> _WHAT THE TASK REQUIRES_
Extract and list every line that contains the word "this".

-- STORED ROWS start --

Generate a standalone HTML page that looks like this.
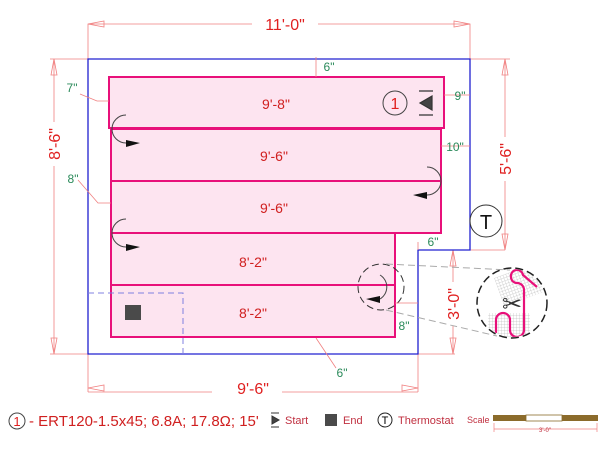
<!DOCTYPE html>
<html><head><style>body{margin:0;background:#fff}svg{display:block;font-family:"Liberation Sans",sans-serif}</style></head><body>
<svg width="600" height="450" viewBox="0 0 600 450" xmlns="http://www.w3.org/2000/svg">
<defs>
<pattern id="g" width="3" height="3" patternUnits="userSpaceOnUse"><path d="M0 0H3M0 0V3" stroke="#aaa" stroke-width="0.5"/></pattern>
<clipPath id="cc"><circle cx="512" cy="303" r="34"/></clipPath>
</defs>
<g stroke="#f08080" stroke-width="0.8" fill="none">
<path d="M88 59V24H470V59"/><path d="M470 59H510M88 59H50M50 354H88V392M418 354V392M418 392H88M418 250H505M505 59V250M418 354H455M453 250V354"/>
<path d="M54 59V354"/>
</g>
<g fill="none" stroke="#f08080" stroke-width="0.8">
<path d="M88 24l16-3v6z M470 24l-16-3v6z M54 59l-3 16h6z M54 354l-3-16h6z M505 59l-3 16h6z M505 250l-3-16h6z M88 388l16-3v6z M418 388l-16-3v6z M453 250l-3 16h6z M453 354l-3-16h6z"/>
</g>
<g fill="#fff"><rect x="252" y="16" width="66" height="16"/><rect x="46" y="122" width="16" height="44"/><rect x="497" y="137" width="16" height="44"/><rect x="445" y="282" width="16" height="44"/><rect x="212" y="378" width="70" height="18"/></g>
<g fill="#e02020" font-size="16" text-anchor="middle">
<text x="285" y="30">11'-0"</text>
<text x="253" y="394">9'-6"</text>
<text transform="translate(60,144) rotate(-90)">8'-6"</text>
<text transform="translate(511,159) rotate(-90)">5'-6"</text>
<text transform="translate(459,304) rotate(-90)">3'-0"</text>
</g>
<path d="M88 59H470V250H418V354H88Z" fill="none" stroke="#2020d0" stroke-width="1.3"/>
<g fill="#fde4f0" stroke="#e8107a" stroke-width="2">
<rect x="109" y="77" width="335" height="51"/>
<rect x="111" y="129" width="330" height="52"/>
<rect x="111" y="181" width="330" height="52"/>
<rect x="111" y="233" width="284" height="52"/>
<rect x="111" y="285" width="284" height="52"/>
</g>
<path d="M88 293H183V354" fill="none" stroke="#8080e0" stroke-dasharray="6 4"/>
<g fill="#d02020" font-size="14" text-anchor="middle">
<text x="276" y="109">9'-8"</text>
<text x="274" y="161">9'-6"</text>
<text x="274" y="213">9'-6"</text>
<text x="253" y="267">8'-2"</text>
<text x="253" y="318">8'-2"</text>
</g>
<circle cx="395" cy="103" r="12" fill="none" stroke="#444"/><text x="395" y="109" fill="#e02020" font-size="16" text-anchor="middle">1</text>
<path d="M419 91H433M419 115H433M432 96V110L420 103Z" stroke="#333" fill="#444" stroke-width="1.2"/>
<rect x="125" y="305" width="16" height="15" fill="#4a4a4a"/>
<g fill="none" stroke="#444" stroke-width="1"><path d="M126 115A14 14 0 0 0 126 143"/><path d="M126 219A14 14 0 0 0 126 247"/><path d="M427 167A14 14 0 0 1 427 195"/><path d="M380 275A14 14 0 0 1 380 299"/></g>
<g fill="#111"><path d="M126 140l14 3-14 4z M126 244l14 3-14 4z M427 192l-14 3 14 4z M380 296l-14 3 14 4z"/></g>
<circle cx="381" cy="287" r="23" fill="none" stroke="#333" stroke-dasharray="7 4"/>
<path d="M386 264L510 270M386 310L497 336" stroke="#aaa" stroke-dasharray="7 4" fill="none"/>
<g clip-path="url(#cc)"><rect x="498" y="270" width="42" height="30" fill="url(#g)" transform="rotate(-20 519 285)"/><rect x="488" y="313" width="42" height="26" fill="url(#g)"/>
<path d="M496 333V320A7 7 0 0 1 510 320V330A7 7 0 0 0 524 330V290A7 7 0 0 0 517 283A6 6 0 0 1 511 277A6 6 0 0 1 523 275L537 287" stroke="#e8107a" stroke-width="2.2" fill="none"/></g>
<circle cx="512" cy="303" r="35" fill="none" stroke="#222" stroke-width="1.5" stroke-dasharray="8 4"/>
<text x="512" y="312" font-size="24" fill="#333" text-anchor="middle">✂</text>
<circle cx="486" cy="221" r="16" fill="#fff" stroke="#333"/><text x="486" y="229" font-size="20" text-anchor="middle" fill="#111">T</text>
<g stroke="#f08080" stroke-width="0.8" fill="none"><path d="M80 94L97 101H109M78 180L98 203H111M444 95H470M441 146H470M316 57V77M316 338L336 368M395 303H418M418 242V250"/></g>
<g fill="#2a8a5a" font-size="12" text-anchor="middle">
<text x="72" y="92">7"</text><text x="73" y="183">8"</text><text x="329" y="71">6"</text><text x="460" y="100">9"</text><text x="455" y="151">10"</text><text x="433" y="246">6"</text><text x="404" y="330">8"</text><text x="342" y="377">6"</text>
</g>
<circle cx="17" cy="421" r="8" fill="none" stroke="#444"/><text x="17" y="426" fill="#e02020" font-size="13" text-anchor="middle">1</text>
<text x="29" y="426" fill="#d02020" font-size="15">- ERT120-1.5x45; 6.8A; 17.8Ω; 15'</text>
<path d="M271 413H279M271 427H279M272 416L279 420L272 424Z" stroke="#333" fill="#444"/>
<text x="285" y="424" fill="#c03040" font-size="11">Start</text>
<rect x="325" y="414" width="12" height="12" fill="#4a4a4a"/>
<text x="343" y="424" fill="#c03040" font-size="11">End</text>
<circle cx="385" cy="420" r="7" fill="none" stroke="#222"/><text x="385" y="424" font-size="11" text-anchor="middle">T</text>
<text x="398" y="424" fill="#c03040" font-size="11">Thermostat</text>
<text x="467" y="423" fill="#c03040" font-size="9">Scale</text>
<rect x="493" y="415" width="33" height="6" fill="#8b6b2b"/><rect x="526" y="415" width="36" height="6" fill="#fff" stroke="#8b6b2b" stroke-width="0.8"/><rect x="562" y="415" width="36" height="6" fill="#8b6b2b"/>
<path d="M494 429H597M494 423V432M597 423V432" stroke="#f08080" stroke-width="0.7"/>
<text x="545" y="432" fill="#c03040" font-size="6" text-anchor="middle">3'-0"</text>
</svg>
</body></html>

-- STORED ROWS end --
-- STORED ROWS start --

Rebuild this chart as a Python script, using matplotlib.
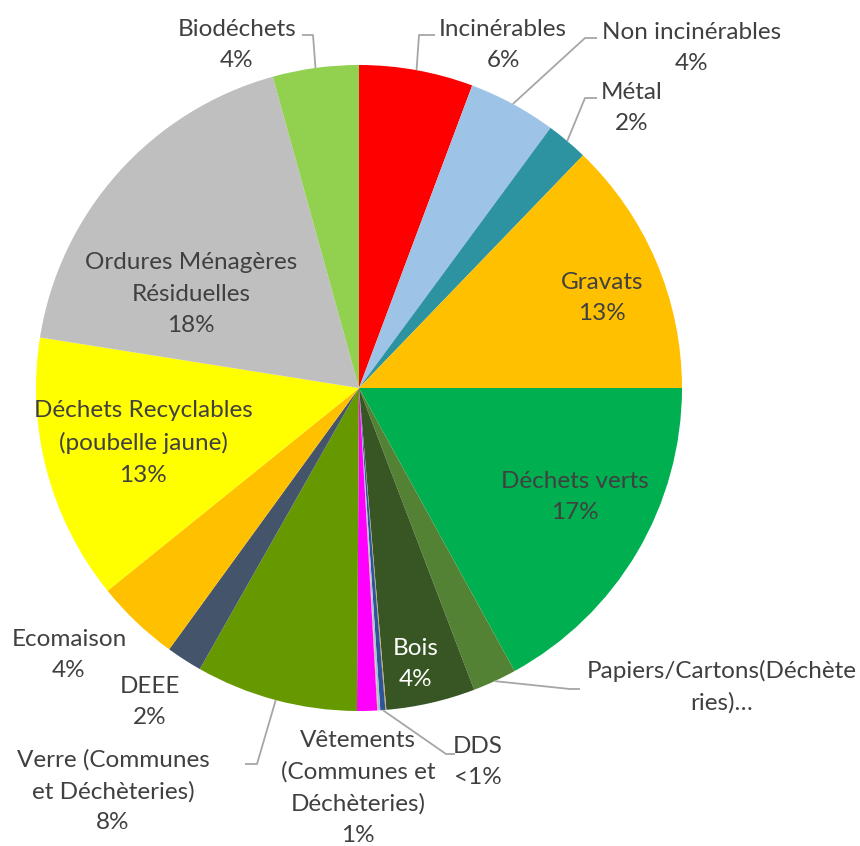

-- STORED ROWS end --

> _CORRECT RESPONSE_
Generate a standalone HTML page that looks like this.
Rebuild this chart as a Python script, using matplotlib.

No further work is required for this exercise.